Fraser McKevitt, head of retail and consumer insight at Kantar Worldpanel, comments: “Five years ago, just under half of British households were visiting one of the discount retailers at least once in a 12 week period. This now stands at almost two-thirds, which is reflected in their continued growth.”

At a total market level, sales at multiple food retailers increased by 2.6%.

Among the major supermarkets, Co-op was the other big winner this period, with sales up by 5.1%.

The retailer has cornered a further 0.2% of the market, taking its total share to 6.3% and securing a seventh consecutive period of sales growth. The grocer has attracted an extra 213,000 shoppers in the latest period.

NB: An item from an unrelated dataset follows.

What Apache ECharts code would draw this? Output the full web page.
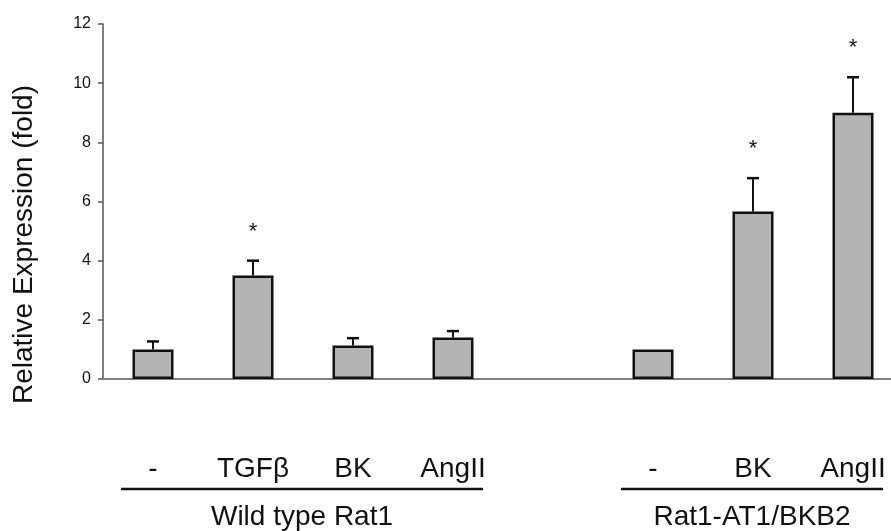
<!DOCTYPE html>
<html><head><meta charset="utf-8">
<script src="https://cdn.jsdelivr.net/npm/echarts@6/dist/echarts.min.js"></script>
<style>html,body{margin:0;padding:0;background:#fff}#c{width:891px;height:531px}</style>
</head><body><div id="c"></div>
<script>
// ---- data ----
const categories = ['-', 'TGFβ', 'BK', 'AngII', '', '-', 'BK', 'AngII'];   // '' = gap between groups
const values     = [1.0, 3.5, 1.13, 1.4, null, 1.0, 5.66, 9.0];
const errors     = [0.27, 0.5, 0.25, 0.22, null, 0, 1.13, 1.2];
const significant= [false, true, false, false, false, false, true, true];
const groups     = ['Wild type Rat1', 'Rat1-AT1/BKB2'];
const groupRanges= [[0, 3], [5, 7]];
const yTicks     = [0, 2, 4, 6, 8, 10, 12];
const yTitle     = 'Relative Expression (fold)';

const FONT = '"Liberation Sans", Arial, Helvetica, sans-serif';
const chart = echarts.init(document.getElementById('c'), null, {renderer: 'canvas'});

const barData = [];
const errData = [];
const labelIdx = [];
categories.forEach((c, i) => {
  if (c !== '') labelIdx.push(i);
  if (values[i] != null) {
    barData.push([i, values[i]]);
    errData.push([i, values[i], errors[i], significant[i] ? 1 : 0]);
  }
});

chart.setOption({
  animation: false,
  backgroundColor: '#fff',
  grid: {left: 103, right: 0, top: 24, bottom: 152, containLabel: false},
  xAxis: {
    type: 'value',
    min: -0.5, max: 7.38,
    axisLine: {show: true, onZero: false, lineStyle: {color: '#808080', width: 2}},
    axisTick: {show: false},
    axisLabel: {
      customValues: labelIdx,
      formatter: function (v) { return categories[Math.round(v)]; },
      margin: 76, color: '#111', fontSize: 28, fontFamily: FONT
    },
    splitLine: {show: false}
  },
  yAxis: {
    type: 'value',
    min: yTicks[0], max: yTicks[yTicks.length - 1], interval: yTicks[1] - yTicks[0],
    axisLine: {show: true, onZero: false, lineStyle: {color: '#555', width: 1.5}},
    axisTick: {show: true, inside: false, length: 5, lineStyle: {color: '#555', width: 1.5}},
    axisLabel: {margin: 12, color: '#111', fontSize: 16, fontFamily: FONT},
    splitLine: {show: false}
  },
  series: [
    {
      type: 'bar',
      data: barData,
      barWidth: 41,
      itemStyle: {color: '#b4b4b4', borderColor: '#111', borderWidth: 2.5},
      z: 2
    },
    {
      type: 'custom',
      data: errData,
      z: 3,
      renderItem: function (params, api) {
        const x = api.value(0), v = api.value(1), e = api.value(2), s = api.value(3);
        const p0 = api.coord([x, v]);
        const p1 = api.coord([x, v + e]);
        const children = [];
        if (e > 0) {
          children.push({type: 'line', shape: {x1: p0[0], y1: p0[1], x2: p1[0], y2: p1[1]}, style: {stroke: '#111', lineWidth: 2}});
          children.push({type: 'line', shape: {x1: p1[0] - 6, y1: p1[1], x2: p1[0] + 6, y2: p1[1]}, style: {stroke: '#111', lineWidth: 2.5}});
        }
        if (s) {
          children.push({type: 'text', x: p1[0], y: p1[1] - 29, style: {text: '*', fontSize: 22, fontFamily: FONT, fill: '#111', align: 'center', verticalAlign: 'middle'}});
        }
        return {type: 'group', children: children};
      }
    }
  ]
});

function drawExtras() {
  const g = [];
  const yBase = chart.convertToPixel({yAxisIndex: 0}, 0);
  const yTop = chart.convertToPixel({yAxisIndex: 0}, yTicks[yTicks.length - 1]);
  // y-axis title
  g.push({type: 'text', x: 24, y: (yBase + yTop) / 2 + 43, rotation: Math.PI / 2,
          style: {text: yTitle, fontSize: 28, fontFamily: FONT, fill: '#111', align: 'center', verticalAlign: 'middle'}});
  groupRanges.forEach((r, k) => {
    const x1 = chart.convertToPixel({xAxisIndex: 0}, r[0]) - 32;
    const x2 = chart.convertToPixel({xAxisIndex: 0}, r[1]) + 30;
    g.push({type: 'line', shape: {x1: x1, y1: yBase + 110, x2: x2, y2: yBase + 110}, style: {stroke: '#111', lineWidth: 2.5}});
    g.push({type: 'text', x: (x1 + x2) / 2, y: yBase + 138, style: {text: groups[k], fontSize: 28, fontFamily: FONT, fill: '#111', align: 'center', verticalAlign: 'middle'}});
  });
  chart.setOption({graphic: g});
}
drawExtras();
</script>
</body></html>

A high-profile environmental stance is helping Iceland to thrive among a much wider set of shoppers, as McKevitt explains: “Nearly 37% of Iceland’s sales come from the more affluent ABC1 social group – five years ago this was less than a third.

“Its banned palm oil Christmas advert is tugging at the heartstrings of Britain’s middle classes and could translate into strong sales growth, especially if it manages to pique the interest of the half of the population who haven’t shopped there in the past year.

“Sales are already up by 5.0% this period and while frozen food is still increasing, 94% of this growth actually comes from its fresh, chilled and ambient food aisles.”

Sales at Asda have increased by 2.6% year-on-year meaning the retailer has now been in continual growth since April 2017.

In addition, Morrisons has achieved its 25th consecutive period of growth, with sales up 1.5% in the 12 weeks to 4th November.

At Tesco, sales were up by 0.4%, with market share down by 0.6 percentage points to 27.5%.

Sainsbury’s sales fell by 0.6%, the first decline for the retailer since June. However, its e-commerce channel continues to be a bright spot and is achieving double digit growth as it reaches 7% of Sainsbury’s total shopper base.

Sales fell by 1.0% at Waitrose, marking the first decline for the John Lewis-owned supermarket since February 2009 – shortly before it launched its Waitrose Essentials range.

This brings an end to the longest run of growth for any of the bricks and mortar retailers excluding the discounters.